#### WHAT YOU ARE ASKED TO DO
Locate every line below that contains the word "size" and copy it.

#### DATA
## begin

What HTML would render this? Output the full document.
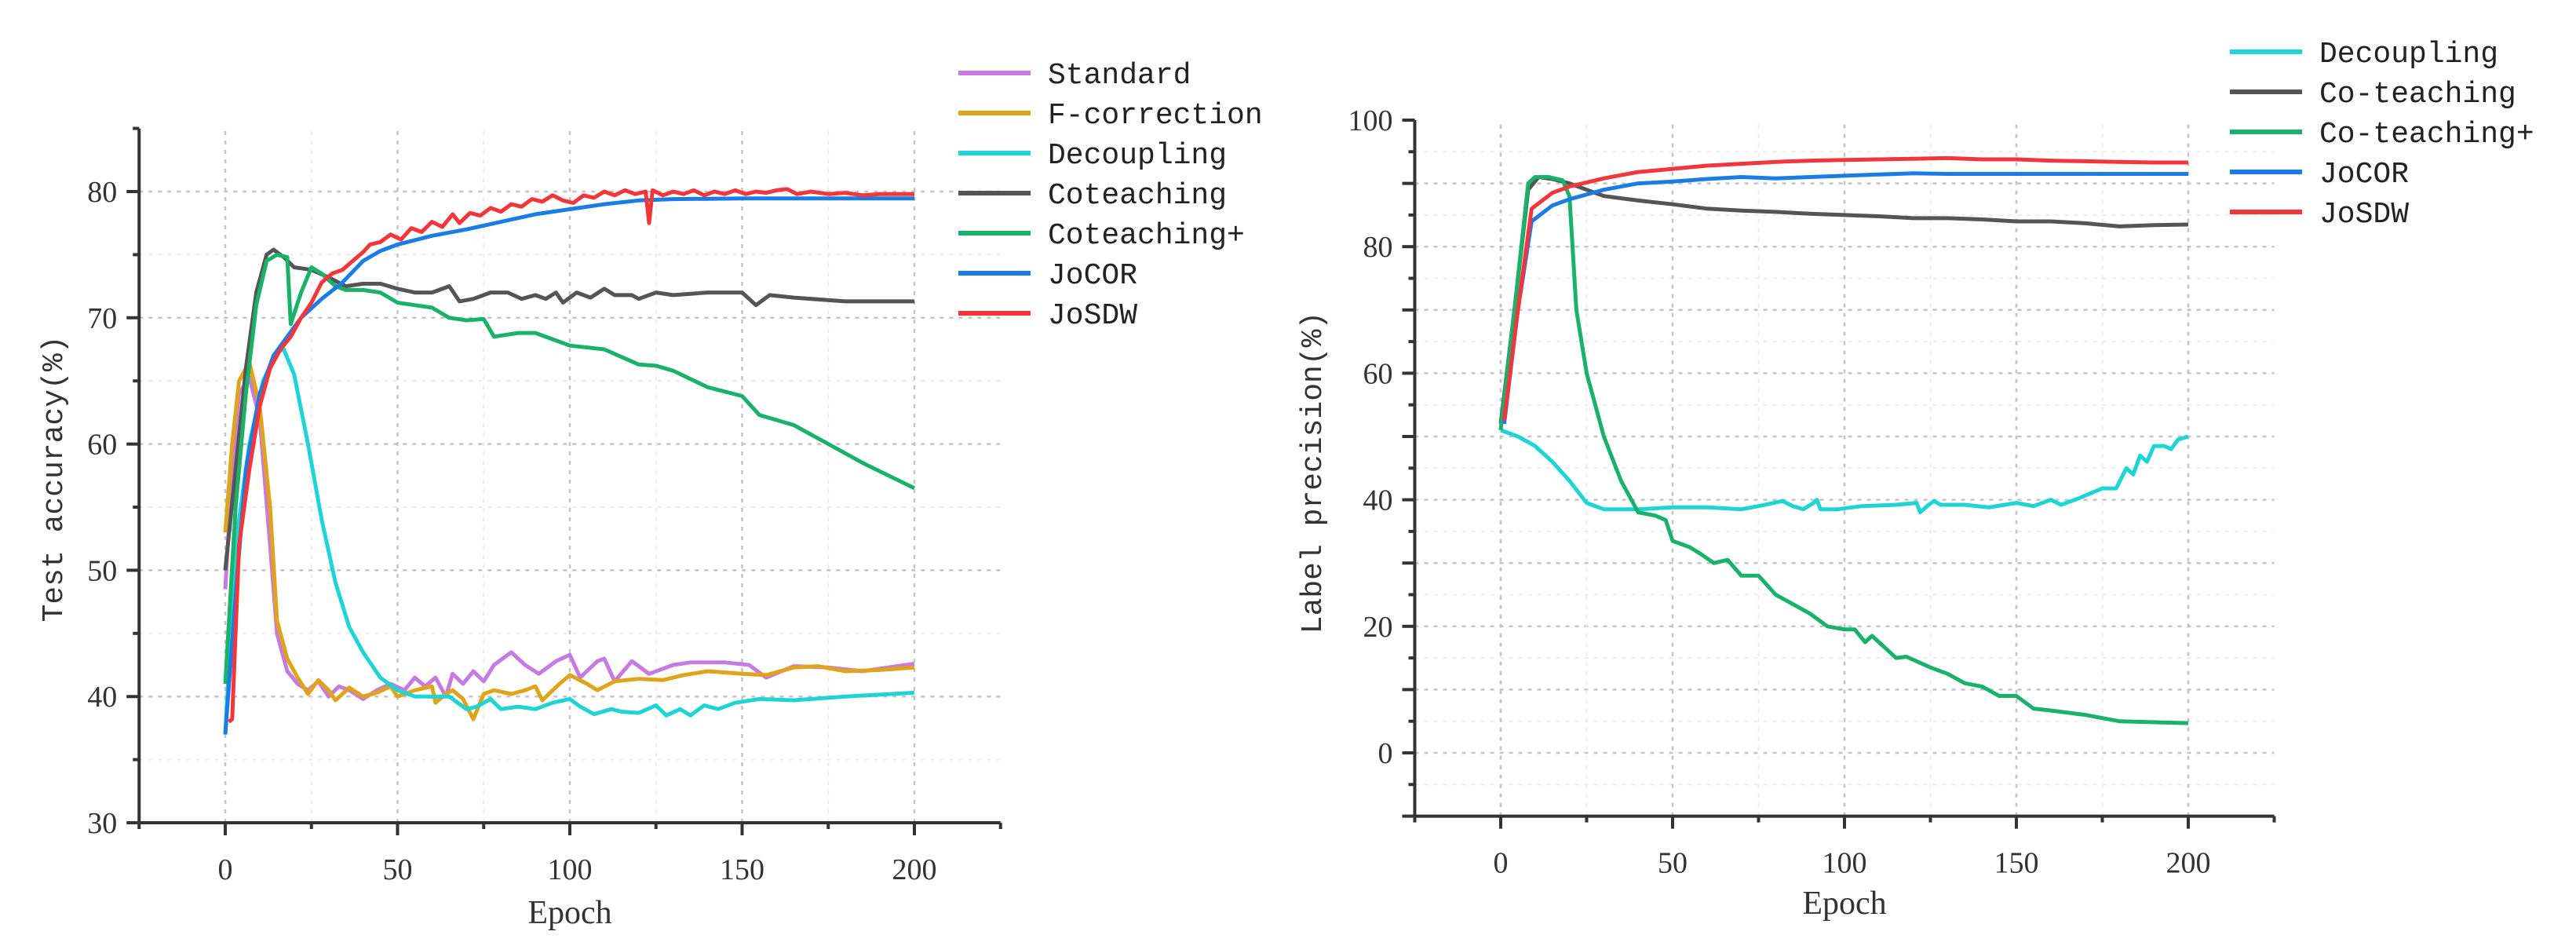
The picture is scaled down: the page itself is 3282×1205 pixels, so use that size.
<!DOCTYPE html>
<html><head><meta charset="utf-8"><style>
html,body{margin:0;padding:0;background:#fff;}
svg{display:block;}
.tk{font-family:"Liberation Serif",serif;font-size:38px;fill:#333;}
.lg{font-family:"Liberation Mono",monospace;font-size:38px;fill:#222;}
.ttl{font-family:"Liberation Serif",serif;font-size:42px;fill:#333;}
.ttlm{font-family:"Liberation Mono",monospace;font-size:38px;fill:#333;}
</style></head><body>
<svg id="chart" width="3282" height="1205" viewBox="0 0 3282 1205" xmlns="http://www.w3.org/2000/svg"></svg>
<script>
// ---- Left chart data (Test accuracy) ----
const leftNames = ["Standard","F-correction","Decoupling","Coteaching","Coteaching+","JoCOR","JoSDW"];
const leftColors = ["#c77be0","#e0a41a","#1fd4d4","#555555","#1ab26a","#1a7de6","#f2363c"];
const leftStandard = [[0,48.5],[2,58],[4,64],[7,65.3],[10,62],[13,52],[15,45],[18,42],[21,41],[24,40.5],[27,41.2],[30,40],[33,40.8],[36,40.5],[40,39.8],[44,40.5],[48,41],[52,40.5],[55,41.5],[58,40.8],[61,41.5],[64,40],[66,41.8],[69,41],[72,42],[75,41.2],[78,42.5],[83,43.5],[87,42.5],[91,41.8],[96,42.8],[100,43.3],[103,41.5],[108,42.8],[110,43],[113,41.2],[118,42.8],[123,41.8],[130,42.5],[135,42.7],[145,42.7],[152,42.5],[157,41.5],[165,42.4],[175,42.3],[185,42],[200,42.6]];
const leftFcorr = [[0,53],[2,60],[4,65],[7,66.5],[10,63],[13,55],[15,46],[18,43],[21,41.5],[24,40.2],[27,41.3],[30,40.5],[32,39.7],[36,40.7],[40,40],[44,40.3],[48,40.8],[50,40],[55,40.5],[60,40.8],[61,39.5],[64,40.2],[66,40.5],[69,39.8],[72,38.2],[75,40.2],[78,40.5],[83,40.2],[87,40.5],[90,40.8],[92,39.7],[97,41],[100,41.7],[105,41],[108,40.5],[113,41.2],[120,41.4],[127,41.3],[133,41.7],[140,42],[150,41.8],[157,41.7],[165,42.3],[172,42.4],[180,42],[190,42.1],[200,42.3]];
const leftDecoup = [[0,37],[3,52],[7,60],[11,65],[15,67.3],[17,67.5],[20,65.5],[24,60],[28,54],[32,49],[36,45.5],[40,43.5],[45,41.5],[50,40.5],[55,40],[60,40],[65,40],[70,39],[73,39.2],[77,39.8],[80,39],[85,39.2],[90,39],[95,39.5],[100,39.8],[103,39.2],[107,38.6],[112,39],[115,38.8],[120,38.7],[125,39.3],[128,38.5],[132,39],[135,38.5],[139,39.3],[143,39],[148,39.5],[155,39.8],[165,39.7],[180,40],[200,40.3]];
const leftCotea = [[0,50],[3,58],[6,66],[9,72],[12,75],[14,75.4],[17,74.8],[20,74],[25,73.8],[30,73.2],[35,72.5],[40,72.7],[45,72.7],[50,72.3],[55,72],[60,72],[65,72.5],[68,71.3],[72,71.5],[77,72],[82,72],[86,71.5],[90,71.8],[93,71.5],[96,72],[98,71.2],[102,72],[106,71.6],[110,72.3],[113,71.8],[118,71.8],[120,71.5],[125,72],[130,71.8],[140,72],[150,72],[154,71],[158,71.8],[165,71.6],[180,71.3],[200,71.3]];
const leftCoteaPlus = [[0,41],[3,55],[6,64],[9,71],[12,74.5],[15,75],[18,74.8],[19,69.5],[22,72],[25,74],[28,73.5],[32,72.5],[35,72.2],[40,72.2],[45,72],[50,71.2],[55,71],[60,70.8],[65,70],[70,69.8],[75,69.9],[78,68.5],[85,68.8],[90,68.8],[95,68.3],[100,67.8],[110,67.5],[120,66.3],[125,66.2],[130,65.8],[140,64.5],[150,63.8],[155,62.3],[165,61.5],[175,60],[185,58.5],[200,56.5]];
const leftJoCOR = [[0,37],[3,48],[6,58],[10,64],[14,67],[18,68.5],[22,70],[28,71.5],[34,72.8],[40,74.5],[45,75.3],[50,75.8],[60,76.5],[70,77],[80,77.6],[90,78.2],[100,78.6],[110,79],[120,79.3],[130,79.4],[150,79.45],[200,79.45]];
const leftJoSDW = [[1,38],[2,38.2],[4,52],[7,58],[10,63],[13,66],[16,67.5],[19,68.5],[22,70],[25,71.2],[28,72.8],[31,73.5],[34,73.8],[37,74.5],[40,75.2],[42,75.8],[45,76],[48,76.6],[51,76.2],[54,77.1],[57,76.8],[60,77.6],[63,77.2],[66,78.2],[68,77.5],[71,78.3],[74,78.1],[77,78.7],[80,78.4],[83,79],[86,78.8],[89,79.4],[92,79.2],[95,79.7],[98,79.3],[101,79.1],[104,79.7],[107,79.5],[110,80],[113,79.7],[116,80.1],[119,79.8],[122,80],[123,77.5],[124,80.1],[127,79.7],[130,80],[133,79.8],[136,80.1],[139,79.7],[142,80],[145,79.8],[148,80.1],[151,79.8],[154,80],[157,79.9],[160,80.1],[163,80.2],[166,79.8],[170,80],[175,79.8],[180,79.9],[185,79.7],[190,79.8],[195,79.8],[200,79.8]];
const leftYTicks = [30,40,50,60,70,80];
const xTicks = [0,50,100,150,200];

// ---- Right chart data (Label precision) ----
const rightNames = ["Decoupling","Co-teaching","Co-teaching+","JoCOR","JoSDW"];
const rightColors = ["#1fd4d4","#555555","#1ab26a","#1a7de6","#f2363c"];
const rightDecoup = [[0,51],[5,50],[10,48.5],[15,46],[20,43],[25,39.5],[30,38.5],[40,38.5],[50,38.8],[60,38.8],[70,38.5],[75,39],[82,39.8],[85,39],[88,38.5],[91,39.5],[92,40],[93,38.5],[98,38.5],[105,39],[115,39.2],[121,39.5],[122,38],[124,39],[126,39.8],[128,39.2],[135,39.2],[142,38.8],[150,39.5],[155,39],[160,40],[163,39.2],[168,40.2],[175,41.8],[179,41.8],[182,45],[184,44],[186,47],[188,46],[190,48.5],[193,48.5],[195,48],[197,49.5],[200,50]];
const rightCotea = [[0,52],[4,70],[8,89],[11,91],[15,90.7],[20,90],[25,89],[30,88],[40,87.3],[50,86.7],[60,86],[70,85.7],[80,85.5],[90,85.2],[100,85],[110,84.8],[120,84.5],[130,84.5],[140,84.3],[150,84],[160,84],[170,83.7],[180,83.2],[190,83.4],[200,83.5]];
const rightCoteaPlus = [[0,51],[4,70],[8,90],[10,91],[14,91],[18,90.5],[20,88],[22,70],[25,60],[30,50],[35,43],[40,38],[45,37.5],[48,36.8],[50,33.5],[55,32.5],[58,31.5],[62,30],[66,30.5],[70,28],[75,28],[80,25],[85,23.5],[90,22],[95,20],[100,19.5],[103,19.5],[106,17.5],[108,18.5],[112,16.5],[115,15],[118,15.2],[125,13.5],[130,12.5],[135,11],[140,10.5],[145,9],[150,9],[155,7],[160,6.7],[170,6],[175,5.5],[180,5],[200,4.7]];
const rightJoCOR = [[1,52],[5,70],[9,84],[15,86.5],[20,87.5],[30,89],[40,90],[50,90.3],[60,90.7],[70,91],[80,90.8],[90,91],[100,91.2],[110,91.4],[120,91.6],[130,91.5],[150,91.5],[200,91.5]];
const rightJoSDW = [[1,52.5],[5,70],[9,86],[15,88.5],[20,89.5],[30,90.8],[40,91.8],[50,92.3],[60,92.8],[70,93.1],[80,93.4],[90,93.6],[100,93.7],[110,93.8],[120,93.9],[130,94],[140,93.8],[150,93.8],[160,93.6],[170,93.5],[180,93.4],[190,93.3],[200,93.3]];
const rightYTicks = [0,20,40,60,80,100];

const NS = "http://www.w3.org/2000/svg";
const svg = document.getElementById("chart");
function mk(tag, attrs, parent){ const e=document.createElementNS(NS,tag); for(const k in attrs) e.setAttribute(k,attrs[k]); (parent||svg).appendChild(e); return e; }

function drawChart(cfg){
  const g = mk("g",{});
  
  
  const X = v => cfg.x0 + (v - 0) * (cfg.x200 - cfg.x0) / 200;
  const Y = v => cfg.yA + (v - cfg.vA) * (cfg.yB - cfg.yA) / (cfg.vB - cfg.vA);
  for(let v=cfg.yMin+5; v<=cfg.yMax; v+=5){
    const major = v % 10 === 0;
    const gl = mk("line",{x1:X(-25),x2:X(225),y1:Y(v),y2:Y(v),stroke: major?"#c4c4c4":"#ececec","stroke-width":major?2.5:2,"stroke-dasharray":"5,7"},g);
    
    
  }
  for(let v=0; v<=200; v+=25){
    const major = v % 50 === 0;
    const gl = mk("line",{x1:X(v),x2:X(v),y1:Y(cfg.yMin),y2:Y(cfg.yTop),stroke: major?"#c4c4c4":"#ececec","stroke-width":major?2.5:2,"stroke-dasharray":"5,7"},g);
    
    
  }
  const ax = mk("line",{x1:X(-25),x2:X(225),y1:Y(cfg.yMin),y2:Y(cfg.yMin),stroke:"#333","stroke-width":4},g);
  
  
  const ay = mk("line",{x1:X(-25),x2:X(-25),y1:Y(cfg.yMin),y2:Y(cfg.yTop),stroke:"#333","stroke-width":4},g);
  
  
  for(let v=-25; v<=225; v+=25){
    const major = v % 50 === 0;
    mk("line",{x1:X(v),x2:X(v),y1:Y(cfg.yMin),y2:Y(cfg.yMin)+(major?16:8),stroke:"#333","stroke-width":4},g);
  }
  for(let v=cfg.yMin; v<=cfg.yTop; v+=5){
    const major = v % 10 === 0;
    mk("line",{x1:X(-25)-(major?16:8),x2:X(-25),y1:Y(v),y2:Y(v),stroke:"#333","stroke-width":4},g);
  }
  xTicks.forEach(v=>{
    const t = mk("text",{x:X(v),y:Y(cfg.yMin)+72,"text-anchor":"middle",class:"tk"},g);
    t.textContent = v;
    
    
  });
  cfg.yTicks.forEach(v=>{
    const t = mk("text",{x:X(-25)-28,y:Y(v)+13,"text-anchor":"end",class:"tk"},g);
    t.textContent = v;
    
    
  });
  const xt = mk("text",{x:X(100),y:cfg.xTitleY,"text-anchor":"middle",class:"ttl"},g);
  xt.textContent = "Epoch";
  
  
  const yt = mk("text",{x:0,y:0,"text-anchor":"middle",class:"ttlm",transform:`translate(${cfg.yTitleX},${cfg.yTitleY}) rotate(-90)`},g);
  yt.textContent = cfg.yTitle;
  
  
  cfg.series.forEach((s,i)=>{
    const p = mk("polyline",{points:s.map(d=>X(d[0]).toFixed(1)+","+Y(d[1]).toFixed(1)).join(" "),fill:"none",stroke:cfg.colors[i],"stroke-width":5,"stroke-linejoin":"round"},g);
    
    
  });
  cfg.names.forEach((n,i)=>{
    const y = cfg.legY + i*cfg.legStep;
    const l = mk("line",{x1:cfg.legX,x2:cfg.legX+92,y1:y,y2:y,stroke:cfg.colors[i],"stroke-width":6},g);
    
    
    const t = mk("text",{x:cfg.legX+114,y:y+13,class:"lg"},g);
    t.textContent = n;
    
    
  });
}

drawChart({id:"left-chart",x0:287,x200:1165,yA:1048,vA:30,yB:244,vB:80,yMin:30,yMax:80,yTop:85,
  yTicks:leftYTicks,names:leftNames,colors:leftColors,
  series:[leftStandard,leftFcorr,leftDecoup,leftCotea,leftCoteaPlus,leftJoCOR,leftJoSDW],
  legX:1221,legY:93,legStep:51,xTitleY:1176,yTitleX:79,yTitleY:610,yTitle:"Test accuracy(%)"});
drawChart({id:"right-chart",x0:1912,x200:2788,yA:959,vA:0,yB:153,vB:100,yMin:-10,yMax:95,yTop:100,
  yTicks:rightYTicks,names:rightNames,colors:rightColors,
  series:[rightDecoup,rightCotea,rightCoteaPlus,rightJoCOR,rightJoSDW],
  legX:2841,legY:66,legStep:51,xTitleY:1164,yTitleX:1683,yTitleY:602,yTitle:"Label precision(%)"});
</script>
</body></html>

## end

#### TASK ANSWER
The picture is scaled down: the page itself is 3282×1205 pixels, so use that size.
.tk{font-family:"Liberation Serif",serif;font-size:38px;fill:#333;}
.lg{font-family:"Liberation Mono",monospace;font-size:38px;fill:#222;}
.ttl{font-family:"Liberation Serif",serif;font-size:42px;fill:#333;}
.ttlm{font-family:"Liberation Mono",monospace;font-size:38px;fill:#333;}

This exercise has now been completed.